(Code that draws figures)
# # # # # # #
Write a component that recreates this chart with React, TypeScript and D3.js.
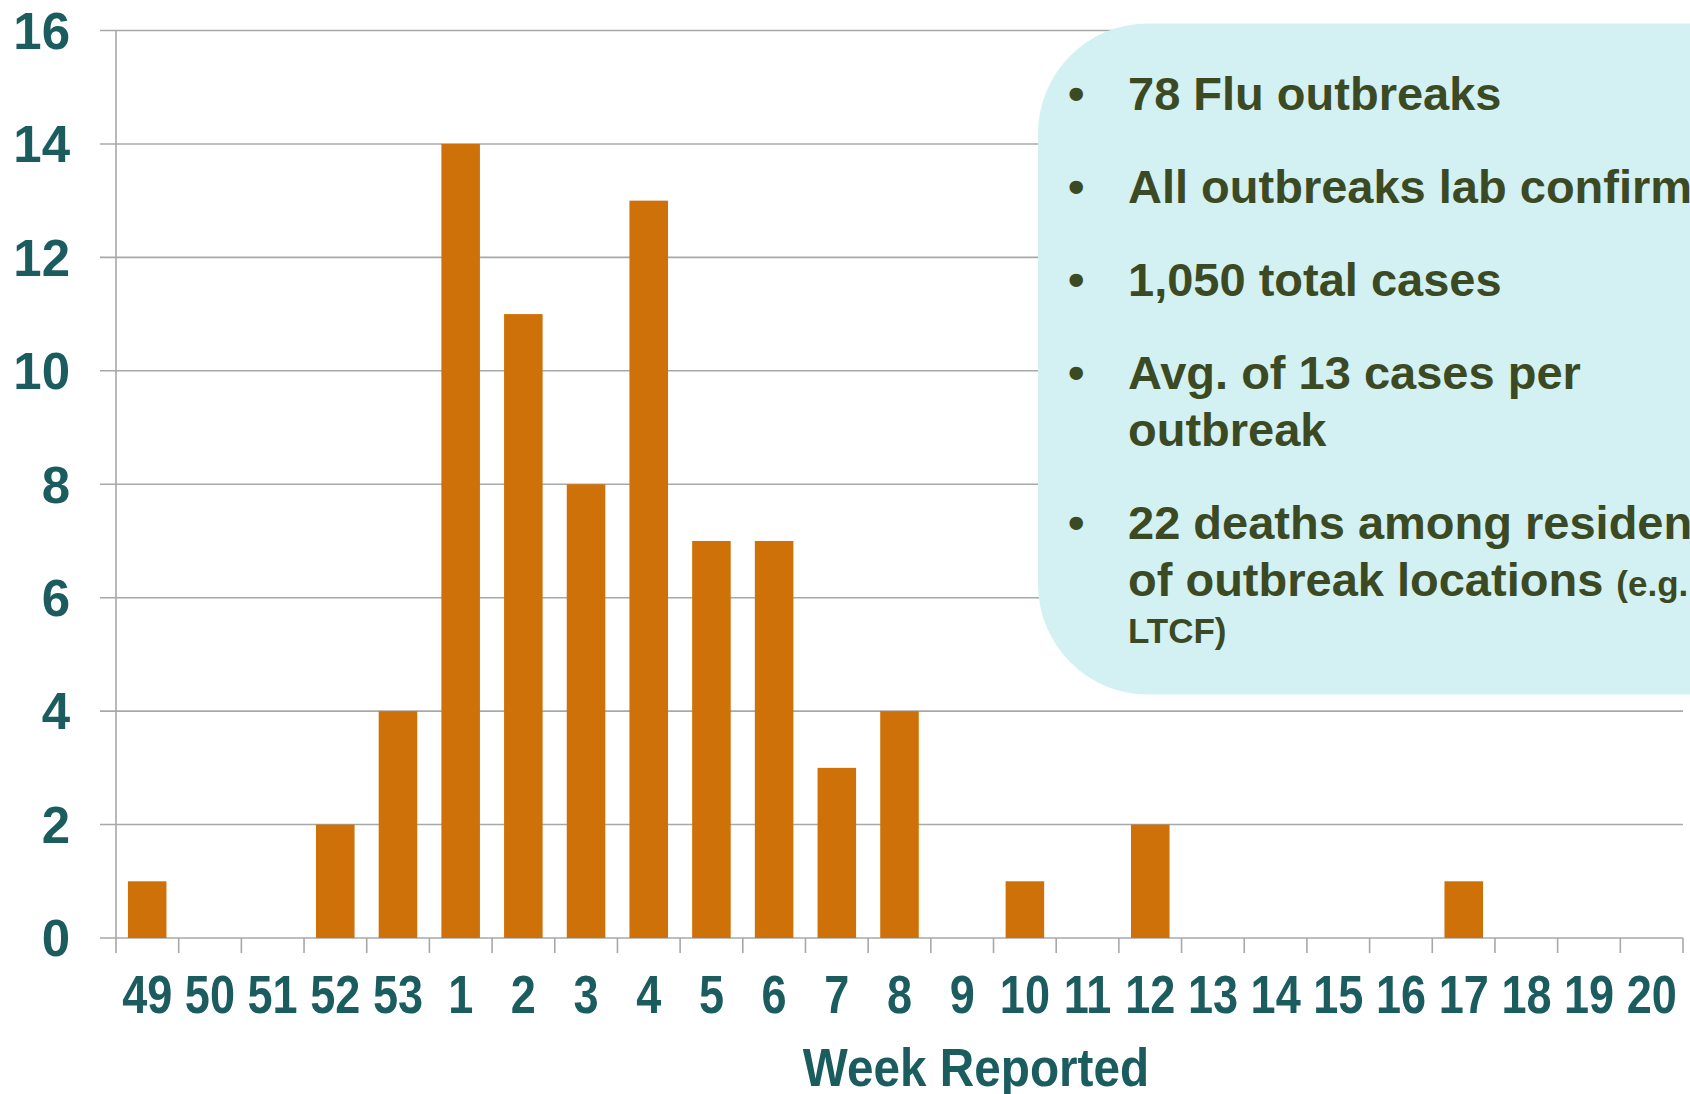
import React, { useEffect, useRef } from 'react'
import * as d3 from 'd3'

const weeks = ['49', '50', '51', '52', '53', '1', '2', '3', '4', '5', '6', '7', '8', '9', '10', '11', '12', '13', '14', '15', '16', '17', '18', '19', '20']
const outbreaks = [1, 0, 0, 2, 4, 14, 11, 8, 13, 7, 7, 3, 4, 0, 1, 0, 2, 0, 0, 0, 0, 1, 0, 0, 0]
const yTicks = [0, 2, 4, 6, 8, 10, 12, 14, 16]

// bullet lines: each bullet is a list of lines, each line a list of [text, small?]
const bullets: [string, boolean][][][] = [
  [[['78 Flu outbreaks', false]]],
  [[['All outbreaks lab confirmed', false]]],
  [[['1,050 total cases', false]]],
  [[['Avg. of 13 cases per', false]], [['outbreak', false]]],
  [
    [['22 deaths among residents', false]],
    [['of outbreak locations ', false], ['(e.g.', true]],
    [['LTCF)', true]],
  ],
]

const FluOutbreaks = () => {
  const svgRef = useRef<SVGSVGElement>(null)

  useEffect(() => {
    const svg = d3.select(svgRef.current)
    svg.selectAll('*').remove()

    const width = 1690
    const height = 1094
    const left = 116
    const right = 1683
    const top = 30.5
    const bottom = 938

    const teal = '#1b5c5f'
    const gridColor = '#a8a8a8'

    const x = d3.scaleBand().domain(weeks).range([left, right]).paddingInner(0.385).paddingOuter(0.19)
    const xEdges = d3.scaleLinear().domain([0, weeks.length]).range([left, right])
    const y = d3.scaleLinear().domain([0, 16]).range([bottom, top])

    svg.attr('width', width).attr('height', height)

    // gridlines + y tick marks
    svg.append('g')
      .selectAll('line')
      .data(yTicks)
      .join('line')
      .attr('x1', 100)
      .attr('x2', right)
      .attr('y1', d => y(d))
      .attr('y2', d => y(d))
      .attr('stroke', gridColor)
      .attr('stroke-width', 1.6)

    // y axis line
    svg.append('line')
      .attr('x1', left).attr('x2', left)
      .attr('y1', top).attr('y2', bottom + 15)
      .attr('stroke', gridColor).attr('stroke-width', 1.6)

    // x tick marks at band edges
    svg.append('g')
      .selectAll('line')
      .data(d3.range(1, weeks.length + 1))
      .join('line')
      .attr('x1', d => xEdges(d))
      .attr('x2', d => xEdges(d))
      .attr('y1', bottom)
      .attr('y2', bottom + 15)
      .attr('stroke', gridColor)
      .attr('stroke-width', 1.6)

    // bars
    svg.append('g')
      .selectAll('rect')
      .data(outbreaks)
      .join('rect')
      .attr('x', (d, i) => x(weeks[i])!)
      .attr('width', x.bandwidth())
      .attr('y', d => y(d))
      .attr('height', d => bottom - y(d))
      .attr('fill', '#cf7109')

    // y labels
    svg.append('g')
      .style('font', 'bold 51px "Liberation Sans", Arial, sans-serif')
      .attr('fill', teal)
      .attr('text-anchor', 'end')
      .selectAll('text')
      .data(yTicks)
      .join('text')
      .attr('x', 70)
      .attr('y', d => y(d))
      .attr('dy', '0.36em')
      .text(d => d)

    // x labels (condensed)
    svg.append('g')
      .style('font', 'bold 53px "Liberation Sans", Arial, sans-serif')
      .attr('fill', teal)
      .attr('text-anchor', 'middle')
      .selectAll('text')
      .data(weeks)
      .join('text')
      .attr('transform', d => `translate(${x(d)! + x.bandwidth() / 2},1013) scale(0.85,1)`)
      .text(d => d)

    svg.append('text')
      .attr('transform', 'translate(976,1086) scale(0.9,1)')
      .attr('text-anchor', 'middle')
      .style('font', 'bold 53px "Liberation Sans", Arial, sans-serif')
      .attr('fill', teal)
      .text('Week Reported')

    // info box
    svg.append('rect')
      .attr('x', 1038)
      .attr('y', 23.5)
      .attr('width', 800)
      .attr('height', 671)
      .attr('rx', 110)
      .attr('fill', '#d3f1f3')

    const textColor = '#3c4a24'
    const box = svg.append('g')
      .attr('fill', textColor)
      .style('font-family', '"Liberation Sans", Arial, sans-serif')
      .style('font-weight', 'bold')

    let baseline = 110
    bullets.forEach(lines => {
      box.append('text')
        .attr('x', 1068)
        .attr('y', baseline)
        .style('font-size', '47px')
        .text('•')
      let lineY = baseline
      lines.forEach((parts, li) => {
        if (li > 0) lineY += parts.every(p => p[1]) ? 47 : 57
        const t = box.append('text')
          .attr('x', 1128)
          .attr('y', lineY)
        parts.forEach(([s, small]) => {
          t.append('tspan')
            .style('font-size', small ? '35px' : '47px')
            .text(s)
        })
      })
      baseline = lineY + 93
    })
  }, [])

  return <svg ref={svgRef} style={{ position: 'absolute', left: 0, top: 0, display: 'block' }} />
}

export default function App() {
  return <FluOutbreaks />
}
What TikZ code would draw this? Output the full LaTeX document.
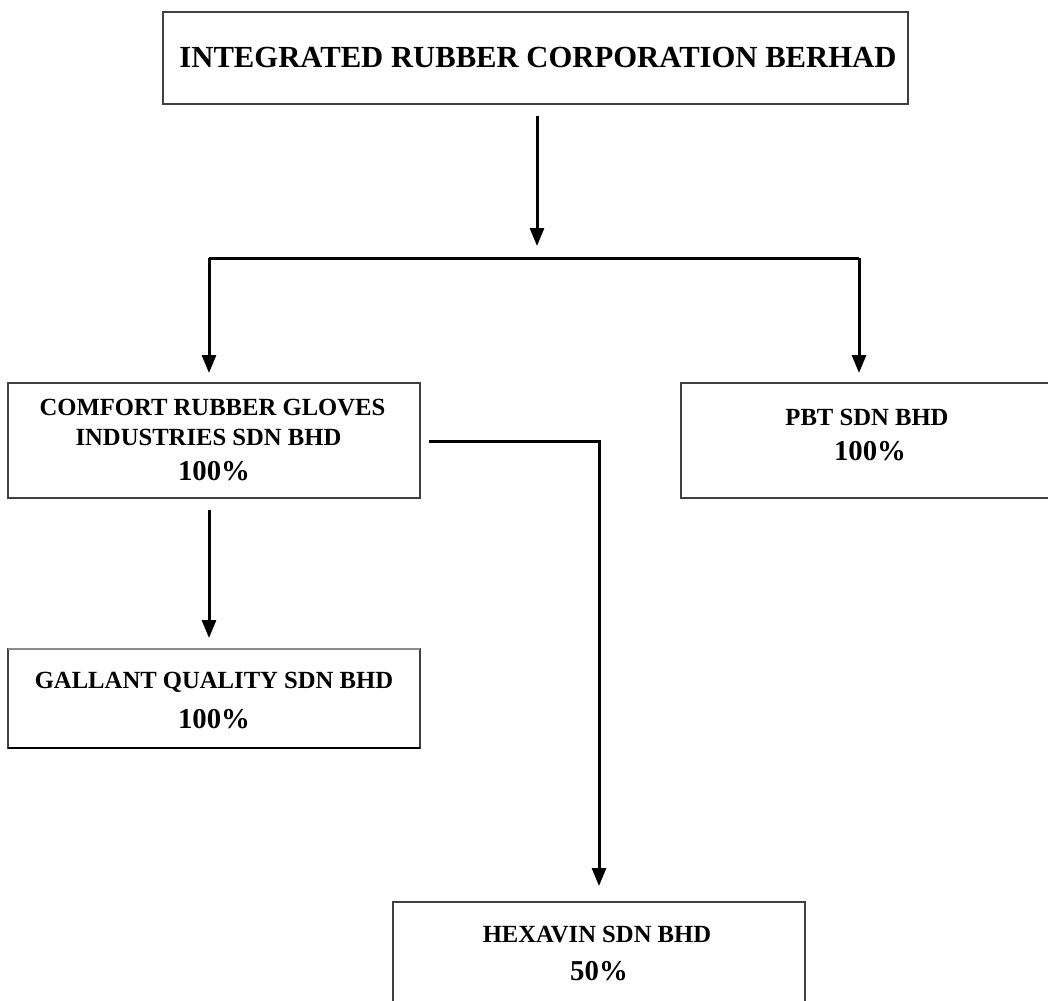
# # # # # # #
• [PROBLEM TO WORK ON] Copy out every line holding the string "this".

• [WRITTEN ANSWER]
Write a component that recreates this chart with React, TypeScript and D3.js.
What TikZ code would draw this? Output the full LaTeX document.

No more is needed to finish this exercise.